From this, there must be an optimum angular separation for a given speaker design for widest sweet spot, which can only be found empirically. For each angular separation a range of toe in values would need to be tried and evaluated for width and stability of the sweet spot, then repeated at the next angular separation.
I suspect wider than typical separation will probably give the best results though, due to minimizing the effects of comb filtering.
I think you're spot on there regarding a notch causing an apparent (psychoacoustic) emphasis of the frequencies around it.
Notches or dips in a frequency response are often said to be a lot more benign than a peak of equivalent Q and amplitude, but I'm really starting to question that belief these days.

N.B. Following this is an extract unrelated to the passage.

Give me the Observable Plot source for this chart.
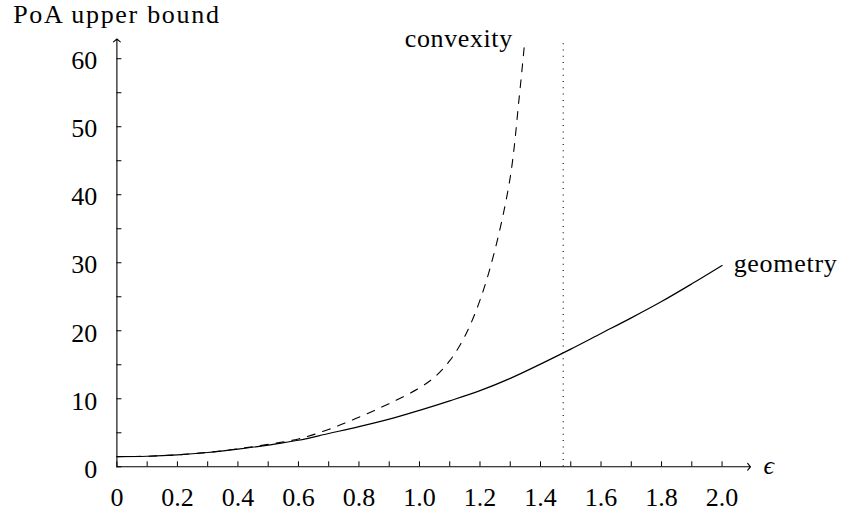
<!DOCTYPE html>
<html>
<head>
<meta charset="utf-8">
<script src="https://cdn.jsdelivr.net/npm/d3@7"></script>
<script src="https://cdn.jsdelivr.net/npm/@observablehq/plot@0.6"></script>
<style>
  html, body { margin: 0; padding: 0; background: #fff; }
  svg { display: block; }
</style>
</head>
<body>
<div id="chart"></div>
<script>
// epsilon samples for the "geometry" bound
const geomEps = [0, 0.1, 0.2, 0.3, 0.4, 0.5, 0.6, 0.7, 0.8, 0.9, 1.0, 1.1, 1.2, 1.3, 1.4, 1.5, 1.6, 1.7, 1.8, 1.9, 2.0];
const geometry = [1.5, 1.55, 1.75, 2.1, 2.6, 3.2, 3.9, 4.9, 5.9, 7.0, 8.3, 9.7, 11.2, 13.0, 15.1, 17.3, 19.6, 21.9, 24.3, 26.9, 29.6];

// epsilon samples for the "convexity" bound
const convEps = [0, 0.1, 0.2, 0.3, 0.4, 0.5, 0.6, 0.7, 0.8, 0.9, 1.0, 1.05, 1.1, 1.15, 1.2, 1.25, 1.3, 1.33, 1.348];
const convexity = [1.5, 1.55, 1.76, 2.12, 2.65, 3.3, 4.1, 5.5, 7.3, 9.3, 11.6, 13.2, 15.6, 19.2, 24.5, 32.0, 42.6, 54.5, 62.6];

// vertical dotted marker
const markerEps = [1.475];
const markerTop = 62.7;

// axes
const xMax = 2.094;
const yMax = 62.9;
const xMinorTicks = [0, 0.1, 0.2, 0.3, 0.4, 0.5, 0.6, 0.7, 0.8, 0.9, 1.0, 1.1, 1.2, 1.3, 1.4, 1.5, 1.6, 1.7, 1.8, 1.9, 2.0];
const xLabelTicks = [0, 0.2, 0.4, 0.6, 0.8, 1.0, 1.2, 1.4, 1.6, 1.8, 2.0];
const xTickLabels = ["0", "0.2", "0.4", "0.6", "0.8", "1.0", "1.2", "1.4", "1.6", "1.8", "2.0"];
const yMinorTicks = [0, 5, 10, 15, 20, 25, 30, 35, 40, 45, 50, 55, 60];
const yLabelTicks = [0, 10, 20, 30, 40, 50, 60];
const yTickLabels = ["0", "10", "20", "30", "40", "50", "60"];

const geomData = geomEps.map((e, i) => ({e, v: geometry[i]}));
const convData = convEps.map((e, i) => ({e, v: convexity[i]}));
const xLabelMap = new Map(xLabelTicks.map((t, i) => [t, xTickLabels[i]]));
const yLabelMap = new Map(yLabelTicks.map((t, i) => [t, yTickLabels[i]]));

const chart = Plot.plot({
  width: 841,
  height: 516,
  marginLeft: 116.4,
  marginRight: 91,
  marginTop: 38.5,
  marginBottom: 49.7,
  style: {fontFamily: "'Liberation Serif', 'DejaVu Serif', serif", fontSize: "26px", background: "#fff", color: "#000"},
  x: {domain: [0, xMax], axis: null},
  y: {domain: [0, yMax], axis: null},
  marks: [
    // inward ticks
    Plot.axisX({ticks: xMinorTicks, tickSize: -5, text: null, strokeWidth: 1, label: null}),
    Plot.axisY({ticks: yMinorTicks, tickSize: -5, text: null, strokeWidth: 1, label: null}),
    // tick labels
    Plot.axisX({ticks: xLabelTicks, tickSize: 0, tickPadding: 21, tickFormat: d => xLabelMap.get(d), label: null}),
    Plot.axisY({ticks: yLabelTicks, tickSize: 0, tickPadding: 19.7, dy: 2.4, tickFormat: d => yLabelMap.get(d), label: null}),
    // axis lines with arrows
    Plot.arrow([0], {x1: 0, y1: 0, x2: xMax, y2: 0, stroke: "#000", strokeWidth: 1.1, headLength: 6, headAngle: 100}),
    Plot.arrow([0], {x1: 0, y1: 0, x2: 0, y2: yMax, stroke: "#000", strokeWidth: 1.1, headLength: 6, headAngle: 100}),
    // dotted marker
    Plot.ruleX(markerEps, {y1: 0, y2: markerTop, stroke: "#000", strokeWidth: 1.1, strokeDasharray: "1,5.3"}),
    // curves
    Plot.line(convData, {x: "e", y: "v", stroke: "#000", strokeWidth: 1.1, strokeDasharray: "8,8", curve: "catmull-rom"}),
    Plot.line(geomData, {x: "e", y: "v", stroke: "#000", strokeWidth: 1.2, curve: "catmull-rom"}),
    // curve labels
    Plot.text([convData[convData.length - 1]], {x: "e", y: "v", text: () => "convexity", textAnchor: "end", dx: -12, dy: -2}),
    Plot.text([geomData[geomData.length - 1]], {x: "e", y: "v", text: () => "geometry", textAnchor: "start", dx: 11.6, dy: -1.5}),
    // axis labels
    Plot.text([0], {x: xMax, y: 0, text: () => "\u03F5", textAnchor: "start", dx: 13, dy: -1, fontStyle: "italic"}),
    Plot.text([0], {x: 0, y: yMax, text: () => "PoA upper bound", textAnchor: "middle", dy: -24.1})
  ]
});

// widen word labels slightly to approximate the reference typeface metrics
const spacing = {"PoA upper bound": "1.7px", "convexity": "0.6px", "geometry": "0.7px"};
d3.select(chart).selectAll("text").each(function() {
  const s = spacing[this.textContent];
  if (s) this.setAttribute("letter-spacing", s);
});
document.getElementById("chart").appendChild(chart);
</script>
</body>
</html>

I had already noticed what you describe in relation to floor bounce notches causing apparent emphasis of frequencies either side of the notch, but recent experiments of mine correcting surround dip in the 1Khz region have given much the same results - although a notch doesn't immediately draw attention to itself in the same obnoxious way as a peak, a deep notch does indeed seem to cause a perceptual increase (and therefore imbalance) in the surrounding frequencies.
So a 3dB 1/3 octave notch at 1Khz has a tendency to make the speaker sound too "hot" in the 1/3 octave (approximately) bands on either side of the notch, in this case around 700-800Hz and 1.2-1.4Khz, even if it is in fact perfectly flat through these surrounding frequencies.
If you had no idea what the frequency response looked like and were to attempt to EQ the apparent imbalance purely by ear there is a surprising tendency to try to cut the response on either side of the notch rather than increase the response at the notch. Obviously this leads to a slippery slope of greater and greater errors in the response, and one reason why EQ'ing by ear only is a very dubious concept no matter how experienced you are.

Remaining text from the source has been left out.